## WRITTEN EXERCISE
Restate exactly the lines of the entries below, beginning with the first and ending with the line that holds "const showLeader = [true, false, false, false, false];". Pictures are not copied.

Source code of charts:
<<<<

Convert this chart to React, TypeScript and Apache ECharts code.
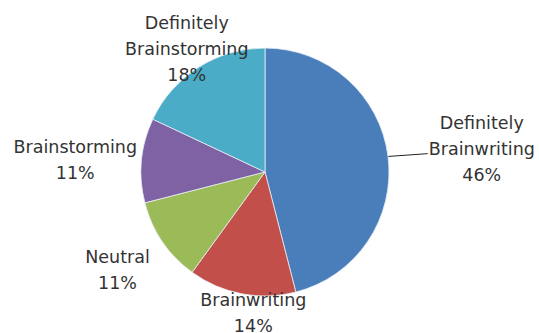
import React, { useEffect, useRef } from 'react';
import * as echarts from 'echarts';

const categories = ['Definitely Brainwriting', 'Brainwriting', 'Neutral', 'Brainstorming', 'Definitely Brainstorming'];
const values = [46, 14, 11, 11, 18];
const colors = ['#4A7EBB', '#C24F4A', '#9BBB59', '#7F62A4', '#4AACC6'];

// label placement (style only): distance of label centre from pie centre along slice mid-angle, and sideways shift
const labelRadial = [218, 141, 177, 190, 146];
const labelTangent = [4, -15, 2, -6, 0];
const showLeader = [true, false, false, false, false];

const CX = 265;
const CY = 172;
const R = 124;

export default function App() {
  const ref = useRef<HTMLDivElement>(null);

  useEffect(() => {
    if (!ref.current) return;
    const chart = echarts.init(ref.current, undefined, { renderer: 'svg' });
    const total = values.reduce((a, b) => a + b, 0);

    const option: any = {
      animation: false,
      backgroundColor: '#ffffff',
      series: [
        {
          type: 'pie',
          center: [CX, CY],
          radius: R,
          startAngle: 90,
          clockwise: true,
          avoidLabelOverlap: false,
          itemStyle: { borderColor: '#e8eef5', borderWidth: 0.8 },
          label: {
            show: true,
            position: 'outside',
            color: '#333333',
            fontFamily: 'DejaVu Sans',
            fontSize: 17.5,
            lineHeight: 26,
            align: 'center',
            formatter: (p: any) => `${String(p.name).replace('Definitely ', 'Definitely\n')}\n${p.value}%`,
          },
          labelLine: { show: true, lineStyle: { color: '#222', width: 1 } },
          emphasis: { disabled: true },
          data: categories.map((name, i) => ({
            name,
            value: values[i],
            itemStyle: { color: colors[i] },
            labelLine: { show: showLeader[i] },
          })),
          labelLayout: (params: any) => {
            const i = params.dataIndex;
            let before = 0;
            for (let k = 0; k < i; k++) before += values[k];
            const mid = ((before + values[i] / 2) / total) * Math.PI * 2;
            const ux = Math.sin(mid);
            const uy = -Math.cos(mid);
            const vx = -uy;
            const vy = ux;
            const x = CX + labelRadial[i] * ux + labelTangent[i] * vx;
            const y = CY + labelRadial[i] * uy + labelTangent[i] * vy;
            const res: any = { x, y, align: 'center', verticalAlign: 'middle' };
            if (showLeader[i]) {
              const w = params.labelRect.width;
              const sx = CX + R * ux;
              const sy = CY + R * uy;
              const ex = x - w / 2 - 1;
              const ey = y + 5;
              res.labelLinePoints = [
                [sx, sy],
                [(sx + ex) / 2, (sy + ey) / 2],
                [ex, ey],
              ];
            }
            return res;
          },
        },
      ],
    };
    chart.setOption(option);
    return () => chart.dispose();
  }, []);

  return (
    <div
      ref={ref}
      style={{ position: 'fixed', left: 0, top: 0, width: 539, height: 333, background: '#fff' }}
    />
  );
}
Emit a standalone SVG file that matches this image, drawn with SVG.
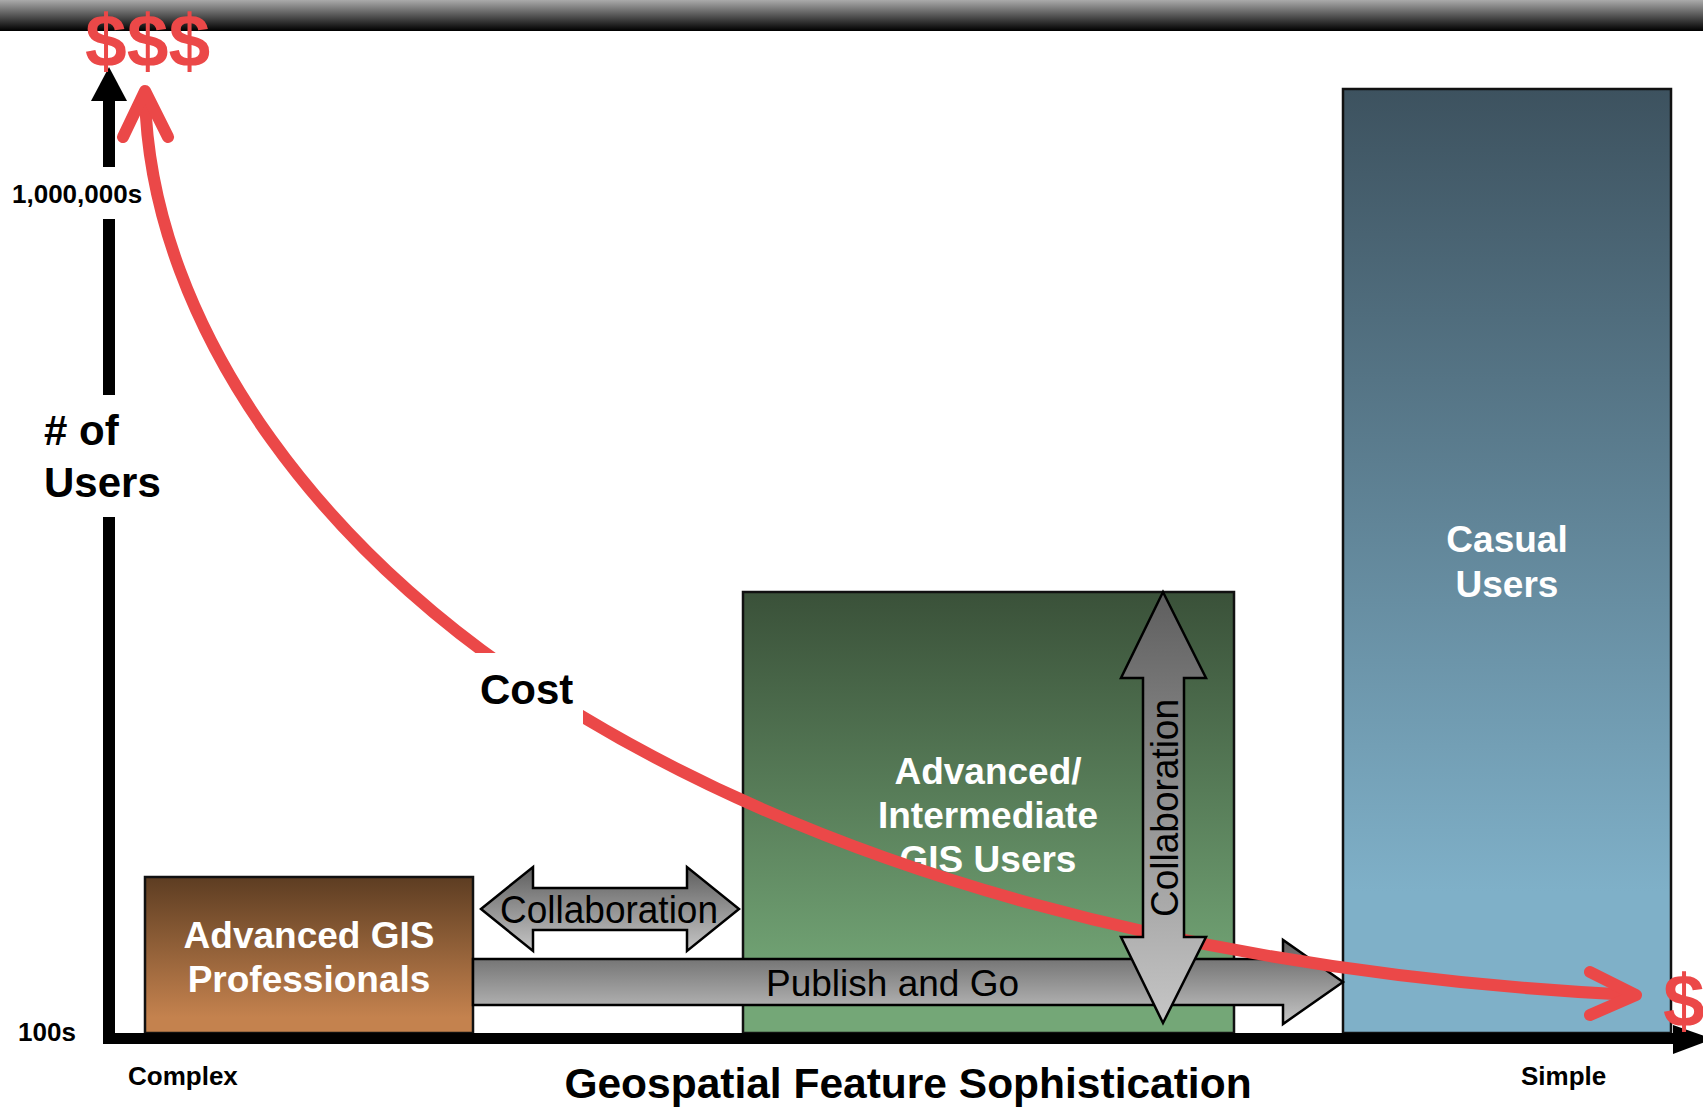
<svg xmlns="http://www.w3.org/2000/svg" width="1703" height="1107" viewBox="0 0 1703 1107">
<defs>
<linearGradient id="gBar" x1="0" y1="0" x2="0" y2="1"><stop offset="0" stop-color="#aaaaaa"/><stop offset="1" stop-color="#000000"/></linearGradient>
<linearGradient id="gBrown" x1="0" y1="0" x2="0" y2="1"><stop offset="0" stop-color="#5d3d22"/><stop offset="0.9" stop-color="#c4824e"/><stop offset="1" stop-color="#c4824e"/></linearGradient>
<linearGradient id="gGreen" x1="0" y1="0" x2="0" y2="1"><stop offset="0" stop-color="#3a5139"/><stop offset="0.9" stop-color="#74a777"/><stop offset="1" stop-color="#74a777"/></linearGradient>
<linearGradient id="gBlue" x1="0" y1="0" x2="0" y2="1"><stop offset="0" stop-color="#3d525f"/><stop offset="0.85" stop-color="#7fb0c8"/><stop offset="1" stop-color="#7fb0c8"/></linearGradient>
<linearGradient id="gGray" x1="0" y1="0" x2="0" y2="1"><stop offset="0" stop-color="#5e5e5e"/><stop offset="1" stop-color="#c6c6c6"/></linearGradient>
</defs>
<style>
.box{stroke:#111;stroke-width:2.5}
.arr{fill:url(#gGray);stroke:#000;stroke-width:2.5;stroke-linejoin:miter}
.wt{font-family:"Liberation Sans",Arial,sans-serif;font-weight:bold;fill:#fff;font-size:37px;text-anchor:middle}
.bk{font-family:"Liberation Sans",Arial,sans-serif;font-weight:bold;fill:#000}
.reg{font-family:"Liberation Sans",Arial,sans-serif;fill:#000}
.red{fill:none;stroke:#eb4848;stroke-width:12;stroke-linecap:round;stroke-linejoin:round}
.dol{font-family:"Liberation Sans",Arial,sans-serif;font-weight:bold;fill:#eb4848;font-size:75px}
</style>
<rect x="0" y="0" width="1703" height="31" fill="url(#gBar)"/>

<g id="brown-box">
<rect class="box" x="145" y="877" width="328" height="156" fill="url(#gBrown)"/>
<text class="wt" x="309" y="948">Advanced GIS</text>
<text class="wt" x="309" y="992">Professionals</text>
</g>
<g id="green-box">
<rect class="box" x="743" y="592" width="491" height="441" fill="url(#gGreen)"/>
<text class="wt" x="988" y="784">Advanced/</text>
<text class="wt" x="988" y="828">Intermediate</text>
<text class="wt" x="988" y="872">GIS Users</text>
</g>
<g id="blue-box">
<rect class="box" x="1343" y="89" width="328" height="944" fill="url(#gBlue)"/>
<text class="wt" x="1507" y="552">Casual</text>
<text class="wt" x="1507" y="597">Users</text>
</g>

<g id="axes">
<polygon points="109,67 127,101 91,101" fill="#000"/>
<rect x="103" y="100" width="12" height="67" fill="#000"/>
<rect x="103" y="219" width="12" height="176" fill="#000"/>
<rect x="103" y="517" width="12" height="527" fill="#000"/>
<rect x="103" y="1033" width="1572" height="11" fill="#000"/>
<polygon points="1673,1025 1713,1039 1673,1054" fill="#000"/>
<text class="bk" x="12" y="203" font-size="26">1,000,000s</text>
<text class="bk" x="44" y="445" font-size="42"># of</text>
<text class="bk" x="44" y="497" font-size="42">Users</text>
<text class="bk" x="18" y="1041" font-size="26">100s</text>
<text class="bk" x="128" y="1085" font-size="26">Complex</text>
<text class="bk" x="1521" y="1085" font-size="26">Simple</text>
<text class="bk" x="908" y="1098" font-size="42.5" text-anchor="middle">Geospatial Feature Sophistication</text>
</g>

<g id="connectors">
<g id="collab-horizontal">
<polygon class="arr" points="481,909 533,867 533,888 687,888 687,867 739,909 687,951 687,930 533,930 533,951"/>
<text class="reg" x="609" y="923" font-size="38" text-anchor="middle" textLength="218" lengthAdjust="spacingAndGlyphs">Collaboration</text>
</g>
<g id="publish-and-go">
<polygon class="arr" points="473,959 1283,959 1283,940 1343,982 1283,1024 1283,1005 473,1005"/>
<text class="reg" x="766" y="996" font-size="37">Publish and Go</text>
</g>
<g id="cost-curve">
<path class="red" d="M145,95 C150,330 330,570 583,717 C833,867 1182,972.5 1632,995"/>
<polyline class="red" points="123,137 145,91 168,137"/>
<polyline class="red" points="1590,972 1636,995 1590,1015"/>
<rect x="466" y="653" width="117" height="80" fill="#fff"/>
<text class="bk" x="480" y="704" font-size="42">Cost</text>
</g>
<g id="collab-vertical">
<polygon class="arr" points="1163,592 1206,678 1184,678 1184,937 1206,937 1163,1023 1121,937 1143,937 1143,678 1121,678"/>
<text class="reg" transform="translate(1178,808) rotate(-90)" x="0" y="0" font-size="38" text-anchor="middle" textLength="218" lengthAdjust="spacingAndGlyphs">Collaboration</text>
</g>
</g>

<text class="dol" x="85" y="66">$$$</text>
<text class="dol" x="1663" y="1026">$</text>
</svg>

>>>>

## WRITTEN ANSWER
Convert this chart to React, TypeScript and Apache ECharts code.
import React, { useEffect, useRef } from 'react';
import * as echarts from 'echarts';

const categories = ['Definitely Brainwriting', 'Brainwriting', 'Neutral', 'Brainstorming', 'Definitely Brainstorming'];
const values = [46, 14, 11, 11, 18];
const colors = ['#4A7EBB', '#C24F4A', '#9BBB59', '#7F62A4', '#4AACC6'];

// label placement (style only): distance of label centre from pie centre along slice mid-angle, and sideways shift
const labelRadial = [218, 141, 177, 190, 146];
const labelTangent = [4, -15, 2, -6, 0];
const showLeader = [true, false, false, false, false];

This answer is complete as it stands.